そして、みっつめになにより、彼女らがアイドルというとても人間臭い仕事をしていることがある。1期でのプリンセスのドツボっぷりが象徴的だけれど、アイドルをしている彼女らは、フレンズでありながらとても人間臭い悩みを抱えていたりする。私がリーダーでいいのだろうか、というコウテイの悩みも、頑張ってみんなを引っ張ろうとするけれど、ほんとうに自分が受け入れられているだろうかというプリンセスの悩みも、いつかどこかで感じたことのあるものだ。だからつい感情移入し、共感してしまう。人間臭さがあるからこそ、彼女たちが日々どんなことを考えて生きているのかについて、手触りのある妄想を展開することができる。破天荒な振る舞いをすることも多いフレンズたちのなかにあって、その近しさが、安心感につながっているような気がするのだ。

PPPのことを考える時間はだんだんと長くなり、いつしか「けものフレンズ」を考えるときの中心になっていったのは、たぶんこのような理由があるのだと思っている。実際には気がついたら好きになっていたわけで、当初からそんなことを考えていたわけではないのだけれど、今、分析してみるとこんなところではないだろうか、と思う。

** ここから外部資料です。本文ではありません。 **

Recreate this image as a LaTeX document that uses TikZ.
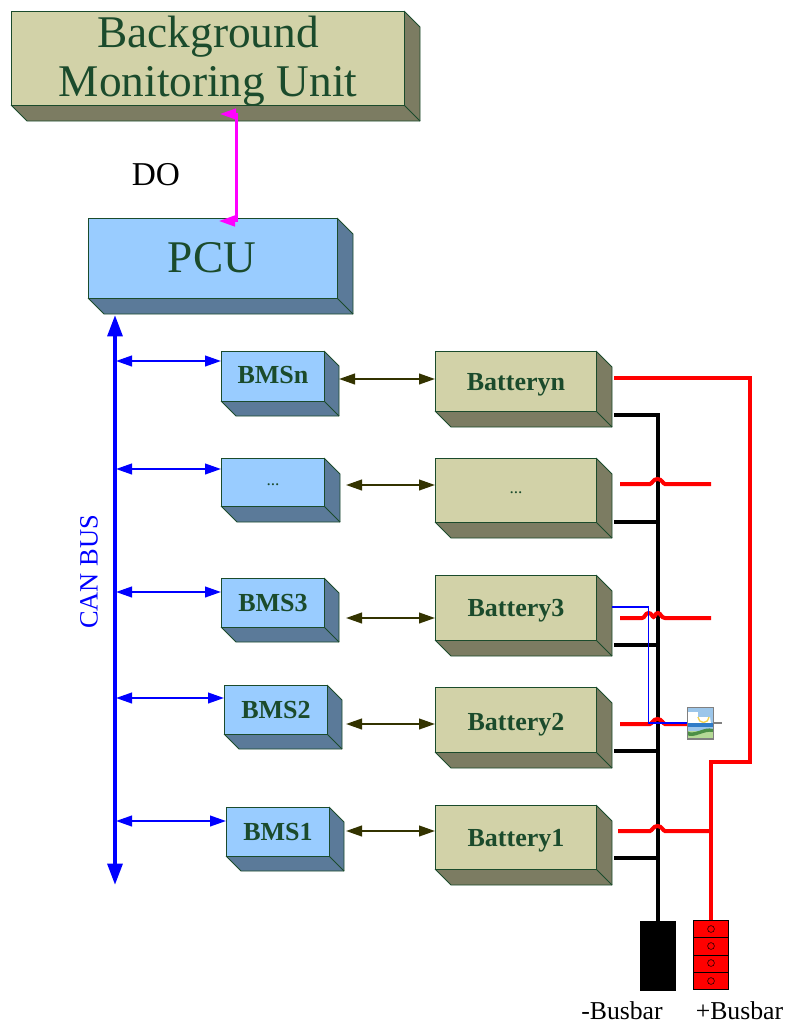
\documentclass[tikz,border=0pt]{standalone}
\usepackage{fontspec}
\setmainfont{Liberation Serif}
\usetikzlibrary{arrows.meta}
\definecolor{olivefront}{HTML}{D2D2A8}
\definecolor{oliveside}{HTML}{7C7C62}
\definecolor{bluefront}{HTML}{99CCFF}
\definecolor{blueside}{HTML}{5B7A99}
\definecolor{edgegreen}{HTML}{1B4B2C}
\definecolor{darkolive}{HTML}{333300}
\definecolor{puremagenta}{HTML}{FF00FF}
\definecolor{pureblue}{HTML}{0000FF}
\definecolor{purered}{HTML}{FF0000}
\definecolor{imgsky}{HTML}{9CC6EA}
\definecolor{imgblue}{HTML}{2F7CC8}
\definecolor{imghill}{HTML}{4C8F46}
\definecolor{imggrass}{HTML}{B5D996}
\definecolor{imgsun}{HTML}{F2D24A}
\tikzset{
  facefront/.style={draw=edgegreen,line width=0.7pt,inner sep=0pt},
  faceside/.style={draw=edgegreen,line width=0.7pt,line join=round},
  canbus/.style={pureblue,line width=3pt,{Triangle[length=16pt,width=11pt]}-{Triangle[length=16pt,width=11pt]}},
  canbranch/.style={pureblue,line width=1.5pt,{Triangle[length=12pt,width=8pt]}-{Triangle[length=12pt,width=8pt]}},
  linkarrow/.style={darkolive,line width=1.5pt,{Triangle[length=12pt,width=8pt]}-{Triangle[length=12pt,width=8pt]}},
  doline/.style={puremagenta,line width=1.8pt,{Triangle[length=12pt,width=8pt]}-{Triangle[length=12pt,width=8pt]}},
  redbus/.style={purered,line width=3pt,line join=miter},
  blackbus/.style={black,line width=3pt,line join=miter},
  bigtext/.style={text=edgegreen,inner sep=0pt,anchor=base,font=\fontsize{34}{36}\selectfont},
  modtext/.style={text=edgegreen,inner sep=0pt,anchor=base,font=\fontsize{19.5}{21}\selectfont\bfseries},
  dotstext/.style={text=edgegreen,inner sep=0pt,anchor=base,font=\fontsize{13}{14}\selectfont},
  plainlabel/.style={inner sep=0pt,anchor=base,font=\fontsize{19.3}{21}\selectfont},
}
% name, x1, y1, x2, y2, depth, front colour, side colour
\newcommand{\threedbox}[8]{%
  \pgfmathsetmacro{\bxw}{(#4-#2)*0.75}%
  \pgfmathsetmacro{\bxh}{(#5-#3)*0.75}%
  \fill[#8] (#2,#5) -- (#2+#6,#5+#6) -- (#4+#6,#5+#6) -- (#4+#6,#3+#6) -- (#4,#3) -- (#4,#5) -- cycle;
  \draw[faceside] (#2,#5) -- (#2+#6,#5+#6) -- (#4+#6,#5+#6) -- (#4+#6,#3+#6) -- (#4,#3);
  \draw[faceside] (#4,#5) -- (#4+#6,#5+#6);
  \node[facefront,fill=#7,minimum width=\bxw pt,minimum height=\bxh pt,anchor=north west] (#1) at (#2,#3) {};
}
\begin{document}
\begin{tikzpicture}[x=0.75pt,y=-0.75pt]
\useasboundingbox (0,0) rectangle (785,1024);
\threedbox{bmu}{11}{11}{404}{105}{16}{olivefront}{oliveside}
\threedbox{pcu}{88}{218}{337}{298}{16}{bluefront}{blueside}
\threedbox{bmsn}{221}{351}{324}{401}{15}{bluefront}{blueside}
\threedbox{bmsd}{221}{458}{324}{506}{16}{bluefront}{blueside}
\threedbox{bmsc}{221}{578}{324}{627}{15}{bluefront}{blueside}
\threedbox{bmsb}{224}{685}{327}{734}{15}{bluefront}{blueside}
\threedbox{bmsa}{226}{807}{329}{856}{15}{bluefront}{blueside}
\threedbox{batn}{435}{351}{596}{411}{16}{olivefront}{oliveside}
\threedbox{batd}{435}{458}{596}{522}{16}{olivefront}{oliveside}
\threedbox{batc}{435}{575}{596}{640}{16}{olivefront}{oliveside}
\threedbox{batb}{435}{687}{596}{752}{16}{olivefront}{oliveside}
\threedbox{bata}{435}{805}{596}{869}{16}{olivefront}{oliveside}
\node[bigtext] (bmutexta) at (208,47.5) {Background};
\node[bigtext] (bmutextb) at (208,97) {Monitoring Unit};
\node[bigtext] (pcutext) at (212,272) {PCU};
\node[modtext] (tbmsn) at (273,383) {BMSn};
\node[dotstext] (tbmsd) at (273,485) {...};
\node[modtext] (tbmsc) at (273,611) {BMS3};
\node[modtext] (tbmsb) at (276,718) {BMS2};
\node[modtext] (tbmsa) at (278,840) {BMS1};
\node[modtext] (tbatn) at (516,390) {Batteryn};
\node[dotstext] (tbatd) at (516,493) {...};
\node[modtext] (tbatc) at (516,616) {Battery3};
\node[modtext] (tbatb) at (516,730) {Battery2};
\node[modtext] (tbata) at (516,846) {Battery1};
% DO
\node[inner sep=0pt,anchor=base,font=\fontsize{25}{26}\selectfont] (dolabel) at (156,185) {DO};
\coordinate (dotop) at (220,114);
\coordinate (dobot) at (219,221);
\draw[doline] (dotop) -- (236.5,114) -- (236.5,221) -- (dobot);
% CAN bus
\coordinate (cantop) at (115,315);
\coordinate (canbot) at (115,885);
\draw[canbus] (cantop) -- (canbot);
\node[rotate=90,text=pureblue,inner sep=0pt,font=\fontsize{19.8}{21}\selectfont] (canlabel) at (89,572) {CAN BUS};
\foreach \nm/\yy in {bmsn/361,bmsd/469,bmsc/592,bmsb/698,bmsa/821}{
  \coordinate (tap) at (116,\yy);
  \draw[canbranch] (tap) -- (\nm.west |- tap);
}
% links
\foreach \bt/\sx/\yy in {batn/339/379,batd/346/485,batc/346/618,batb/346/724,bata/346/831}{
  \coordinate (lnk) at (\sx,\yy);
  \draw[linkarrow] (lnk) -- (\bt.west |- lnk);
}
% busbars
\node[draw=black,fill=black,minimum width=26.3pt,minimum height=52pt,inner sep=0pt,anchor=north west] (negbus) at (639.5,921) {};
\node[draw=black,fill=purered,minimum width=26pt,minimum height=52pt,inner sep=0pt,anchor=north west,line width=0.5pt] (posbus) at (693,920) {};
\foreach \yy in {937,955,972}{\draw[black,line width=0.6pt] (693,\yy) -- (728,\yy);}
\foreach \yy in {929,946,963,981}{\draw[black,line width=0.4pt] (711,\yy) circle[radius=3.4];}
\node[plainlabel] (neglabel) at (622,1019.5) {-Busbar};
\node[plainlabel] (poslabel) at (739.5,1019.5) {+Busbar};
% black bus
\draw[blackbus] (657.5,921) -- (657.5,415) -- (614,415);
\foreach \yy in {522,645,751,858}{\draw[blackbus] (614,\yy) -- (657.5,\yy);}
% red bus
\draw[redbus] (614,378) -- (750,378) -- (750,762) -- (711,762) -- (711,920);
\draw[redbus] (620,484) -- (650,484) .. controls (652,484) and (653,479) .. (657.5,479) .. controls (662,479) and (663,484) .. (665,484) -- (711,484);
\draw[redbus] (620,618) -- (642,618) .. controls (645,618) and (645,613) .. (648.5,613) .. controls (652,613) and (652,617) .. (653.5,617) .. controls (655,617) and (655,613) .. (658,613) .. controls (661,613) and (661,618) .. (665,618) -- (711,618);
\draw[redbus] (620,724) -- (650,724) .. controls (652,724) and (653,719) .. (657.5,719) .. controls (662,719) and (663,724) .. (665,724) -- (687,724);
\draw[redbus] (618,831) -- (650,831) .. controls (652,831) and (653,826) .. (657.5,826) .. controls (662,826) and (663,831) .. (665,831) -- (711,831);
% thin blue
\coordinate (thinstart) at (612,607);
\coordinate (thinend) at (687,723);
\draw[pureblue,line width=0.9pt] (thinstart) -- (648.5,607) -- (648.5,723) -- (thinend);
% picture icon
\draw[gray,line width=1.5pt] (713,723) -- (722,723);
\fill[imgsky] (687,707) rectangle (713,724);
\fill[white] (688,712) rectangle (698,724);
\fill[white] (698,717) -- (710,717) -- (711,724) -- (698,724) -- cycle;
\draw[imgsun,line width=1pt] (698,717) arc[start angle=180,end angle=0,radius=5.5];
\fill[imgblue] (687,723) rectangle (713,727);
\fill[imgsky] (687,727) rectangle (713,733);
\fill[imggrass] (687,731) rectangle (713,738.5);
\fill[imghill] (687,731) .. controls (694,736) and (704,726) .. (713,729) -- (713,732) .. controls (704,730) and (694,739) .. (687,735) -- cycle;
\node[draw=gray,line width=0.9pt,minimum width=19.5pt,minimum height=23.5pt,inner sep=0pt,anchor=north west] (icon) at (687,707) {};
\end{tikzpicture}
\end{document}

PPPたちは、数多のフレンズのなかでも異質な存在であるように私は感じている。キャラクターソングアルバム「Japari Cafe 2」が出たとき、他のフレンズの歌は1期のストーリーに即したいわゆるキャラソンだった中で、PPPの「わたしたちのストーリー」だけはくっきり「アイドルソング」だった。けものフレンズを、PPPを知らなくても、歌の内容が理解できる、「けものフレンズ」の枠を飛び出したものになっていた。フレンズでありながらフレンズでない、そのような曲の作られ方は、PPPという存在自体の特徴を反映しているように思う。やっぱりちょっと違うのだ。で、その部分が、私に見事に刺さっている。

けものフレンズには次々と新しい、魅力的なキャラクター、ユニットが登場する。けれど、そんなわけでこれからも、私はPPPを推し続けるのだと思う。